— BEGIN —

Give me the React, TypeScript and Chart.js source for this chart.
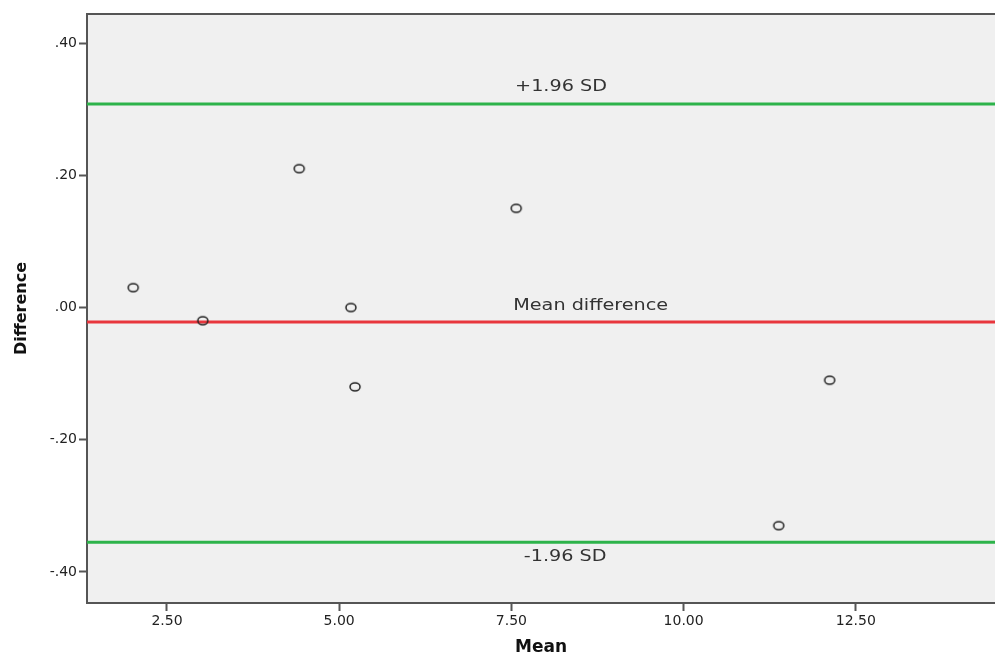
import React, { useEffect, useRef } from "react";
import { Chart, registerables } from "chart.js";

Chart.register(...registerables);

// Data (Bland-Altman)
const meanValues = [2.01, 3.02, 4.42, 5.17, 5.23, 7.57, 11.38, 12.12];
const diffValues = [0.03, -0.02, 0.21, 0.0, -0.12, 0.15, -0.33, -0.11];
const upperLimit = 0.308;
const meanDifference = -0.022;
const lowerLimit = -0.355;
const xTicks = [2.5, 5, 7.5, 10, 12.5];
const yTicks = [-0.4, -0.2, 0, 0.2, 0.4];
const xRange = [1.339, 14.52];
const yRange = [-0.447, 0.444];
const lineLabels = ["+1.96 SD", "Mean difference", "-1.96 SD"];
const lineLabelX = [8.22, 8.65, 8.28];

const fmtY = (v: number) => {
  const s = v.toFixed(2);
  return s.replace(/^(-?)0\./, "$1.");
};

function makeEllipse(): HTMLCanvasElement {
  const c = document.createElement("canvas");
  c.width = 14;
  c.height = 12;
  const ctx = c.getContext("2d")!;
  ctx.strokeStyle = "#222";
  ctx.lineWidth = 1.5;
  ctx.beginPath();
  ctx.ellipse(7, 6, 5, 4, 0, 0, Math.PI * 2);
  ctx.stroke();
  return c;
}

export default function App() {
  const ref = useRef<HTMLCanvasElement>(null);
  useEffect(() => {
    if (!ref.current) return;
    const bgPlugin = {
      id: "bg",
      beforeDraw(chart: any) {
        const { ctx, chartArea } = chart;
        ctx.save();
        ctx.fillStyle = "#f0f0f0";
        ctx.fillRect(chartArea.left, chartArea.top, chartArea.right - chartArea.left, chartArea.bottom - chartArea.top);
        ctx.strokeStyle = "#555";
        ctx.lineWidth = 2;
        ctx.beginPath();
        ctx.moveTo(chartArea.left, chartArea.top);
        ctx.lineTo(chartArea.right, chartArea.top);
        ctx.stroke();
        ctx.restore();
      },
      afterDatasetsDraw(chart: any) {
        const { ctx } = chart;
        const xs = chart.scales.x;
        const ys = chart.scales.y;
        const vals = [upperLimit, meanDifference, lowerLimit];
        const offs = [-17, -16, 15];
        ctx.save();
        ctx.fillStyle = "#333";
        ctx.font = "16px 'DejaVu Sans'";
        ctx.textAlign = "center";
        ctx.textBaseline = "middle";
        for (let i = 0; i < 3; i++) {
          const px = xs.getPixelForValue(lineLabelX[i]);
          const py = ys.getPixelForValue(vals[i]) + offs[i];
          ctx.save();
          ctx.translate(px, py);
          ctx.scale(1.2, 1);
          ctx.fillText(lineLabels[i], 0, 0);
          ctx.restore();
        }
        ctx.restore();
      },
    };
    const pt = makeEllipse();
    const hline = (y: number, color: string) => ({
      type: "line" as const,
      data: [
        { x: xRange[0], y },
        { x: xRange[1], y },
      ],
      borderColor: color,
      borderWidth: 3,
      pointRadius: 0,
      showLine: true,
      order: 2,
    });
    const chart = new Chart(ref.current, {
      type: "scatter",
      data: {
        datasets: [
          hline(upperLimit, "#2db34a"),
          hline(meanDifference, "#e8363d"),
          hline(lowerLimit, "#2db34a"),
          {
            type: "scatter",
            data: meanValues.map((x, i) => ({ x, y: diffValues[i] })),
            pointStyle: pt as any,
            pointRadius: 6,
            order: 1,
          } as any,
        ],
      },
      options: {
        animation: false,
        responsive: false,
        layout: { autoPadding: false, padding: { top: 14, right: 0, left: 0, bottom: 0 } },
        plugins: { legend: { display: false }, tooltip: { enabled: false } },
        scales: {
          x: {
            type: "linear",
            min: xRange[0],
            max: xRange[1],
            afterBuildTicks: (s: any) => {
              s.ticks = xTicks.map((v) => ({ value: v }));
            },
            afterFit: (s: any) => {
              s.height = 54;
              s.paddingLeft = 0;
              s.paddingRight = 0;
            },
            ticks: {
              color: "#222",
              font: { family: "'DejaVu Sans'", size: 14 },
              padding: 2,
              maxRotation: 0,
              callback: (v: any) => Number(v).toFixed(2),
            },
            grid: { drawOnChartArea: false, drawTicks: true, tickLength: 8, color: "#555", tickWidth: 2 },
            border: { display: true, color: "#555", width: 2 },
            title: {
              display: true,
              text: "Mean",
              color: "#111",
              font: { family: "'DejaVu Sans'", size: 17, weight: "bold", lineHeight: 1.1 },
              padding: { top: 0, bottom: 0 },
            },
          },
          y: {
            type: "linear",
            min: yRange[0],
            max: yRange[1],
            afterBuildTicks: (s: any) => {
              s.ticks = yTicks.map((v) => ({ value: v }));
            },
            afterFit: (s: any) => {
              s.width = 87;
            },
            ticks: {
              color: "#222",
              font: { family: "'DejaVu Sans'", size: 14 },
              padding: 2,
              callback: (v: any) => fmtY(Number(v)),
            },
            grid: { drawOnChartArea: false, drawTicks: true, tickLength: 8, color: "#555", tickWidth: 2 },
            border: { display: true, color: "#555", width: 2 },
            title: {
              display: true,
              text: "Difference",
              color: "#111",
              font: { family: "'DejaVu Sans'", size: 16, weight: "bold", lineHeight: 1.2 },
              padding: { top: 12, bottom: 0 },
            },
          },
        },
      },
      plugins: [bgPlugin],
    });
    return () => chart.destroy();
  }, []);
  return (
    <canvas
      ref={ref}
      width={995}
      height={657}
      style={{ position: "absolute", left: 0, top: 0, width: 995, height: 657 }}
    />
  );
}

— END —

**Problem details:**
Transcribe the full listing above exactly as it stands, minus the pictures.

**Exercise output:**
Give me the React, TypeScript and Chart.js source for this chart.
import React, { useEffect, useRef } from "react";
import { Chart, registerables } from "chart.js";

Chart.register(...registerables);

// Data (Bland-Altman)
const meanValues = [2.01, 3.02, 4.42, 5.17, 5.23, 7.57, 11.38, 12.12];
const diffValues = [0.03, -0.02, 0.21, 0.0, -0.12, 0.15, -0.33, -0.11];
const upperLimit = 0.308;
const meanDifference = -0.022;
const lowerLimit = -0.355;
const xTicks = [2.5, 5, 7.5, 10, 12.5];
const yTicks = [-0.4, -0.2, 0, 0.2, 0.4];
const xRange = [1.339, 14.52];
const yRange = [-0.447, 0.444];
const lineLabels = ["+1.96 SD", "Mean difference", "-1.96 SD"];
const lineLabelX = [8.22, 8.65, 8.28];

const fmtY = (v: number) => {
  const s = v.toFixed(2);
  return s.replace(/^(-?)0\./, "$1.");
};

function makeEllipse(): HTMLCanvasElement {
  const c = document.createElement("canvas");
  c.width = 14;
  c.height = 12;
  const ctx = c.getContext("2d")!;
  ctx.strokeStyle = "#222";
  ctx.lineWidth = 1.5;
  ctx.beginPath();
  ctx.ellipse(7, 6, 5, 4, 0, 0, Math.PI * 2);
  ctx.stroke();
  return c;
}

export default function App() {
  const ref = useRef<HTMLCanvasElement>(null);
  useEffect(() => {
    if (!ref.current) return;
    const bgPlugin = {
      id: "bg",
      beforeDraw(chart: any) {
        const { ctx, chartArea } = chart;
        ctx.save();
        ctx.fillStyle = "#f0f0f0";
        ctx.fillRect(chartArea.left, chartArea.top, chartArea.right - chartArea.left, chartArea.bottom - chartArea.top);
        ctx.strokeStyle = "#555";
        ctx.lineWidth = 2;
        ctx.beginPath();
        ctx.moveTo(chartArea.left, chartArea.top);
        ctx.lineTo(chartArea.right, chartArea.top);
        ctx.stroke();
        ctx.restore();
      },
      afterDatasetsDraw(chart: any) {
        const { ctx } = chart;
        const xs = chart.scales.x;
        const ys = chart.scales.y;
        const vals = [upperLimit, meanDifference, lowerLimit];
        const offs = [-17, -16, 15];
        ctx.save();
        ctx.fillStyle = "#333";
        ctx.font = "16px 'DejaVu Sans'";
        ctx.textAlign = "center";
        ctx.textBaseline = "middle";
        for (let i = 0; i < 3; i++) {
          const px = xs.getPixelForValue(lineLabelX[i]);
          const py = ys.getPixelForValue(vals[i]) + offs[i];
          ctx.save();
          ctx.translate(px, py);
          ctx.scale(1.2, 1);
          ctx.fillText(lineLabels[i], 0, 0);
          ctx.restore();
        }
        ctx.restore();
      },
    };
    const pt = makeEllipse();
    const hline = (y: number, color: string) => ({
      type: "line" as const,
      data: [
        { x: xRange[0], y },
        { x: xRange[1], y },
      ],
      borderColor: color,
      borderWidth: 3,
      pointRadius: 0,
      showLine: true,
      order: 2,
    });
    const chart = new Chart(ref.current, {
      type: "scatter",
      data: {
        datasets: [
          hline(upperLimit, "#2db34a"),
          hline(meanDifference, "#e8363d"),
          hline(lowerLimit, "#2db34a"),
          {
            type: "scatter",
            data: meanValues.map((x, i) => ({ x, y: diffValues[i] })),
            pointStyle: pt as any,
            pointRadius: 6,
            order: 1,
          } as any,
        ],
      },
      options: {
        animation: false,
        responsive: false,
        layout: { autoPadding: false, padding: { top: 14, right: 0, left: 0, bottom: 0 } },
        plugins: { legend: { display: false }, tooltip: { enabled: false } },
        scales: {
          x: {
            type: "linear",
            min: xRange[0],
            max: xRange[1],
            afterBuildTicks: (s: any) => {
              s.ticks = xTicks.map((v) => ({ value: v }));
            },
            afterFit: (s: any) => {
              s.height = 54;
              s.paddingLeft = 0;
              s.paddingRight = 0;
            },
            ticks: {
              color: "#222",
              font: { family: "'DejaVu Sans'", size: 14 },
              padding: 2,
              maxRotation: 0,
              callback: (v: any) => Number(v).toFixed(2),
            },
            grid: { drawOnChartArea: false, drawTicks: true, tickLength: 8, color: "#555", tickWidth: 2 },
            border: { display: true, color: "#555", width: 2 },
            title: {
              display: true,
              text: "Mean",
              color: "#111",
              font: { family: "'DejaVu Sans'", size: 17, weight: "bold", lineHeight: 1.1 },
              padding: { top: 0, bottom: 0 },
            },
          },
          y: {
            type: "linear",
            min: yRange[0],
            max: yRange[1],
            afterBuildTicks: (s: any) => {
              s.ticks = yTicks.map((v) => ({ value: v }));
            },
            afterFit: (s: any) => {
              s.width = 87;
            },
            ticks: {
              color: "#222",
              font: { family: "'DejaVu Sans'", size: 14 },
              padding: 2,
              callback: (v: any) => fmtY(Number(v)),
            },
            grid: { drawOnChartArea: false, drawTicks: true, tickLength: 8, color: "#555", tickWidth: 2 },
            border: { display: true, color: "#555", width: 2 },
            title: {
              display: true,
              text: "Difference",
              color: "#111",
              font: { family: "'DejaVu Sans'", size: 16, weight: "bold", lineHeight: 1.2 },
              padding: { top: 12, bottom: 0 },
            },
          },
        },
      },
      plugins: [bgPlugin],
    });
    return () => chart.destroy();
  }, []);
  return (
    <canvas
      ref={ref}
      width={995}
      height={657}
      style={{ position: "absolute", left: 0, top: 0, width: 995, height: 657 }}
    />
  );
}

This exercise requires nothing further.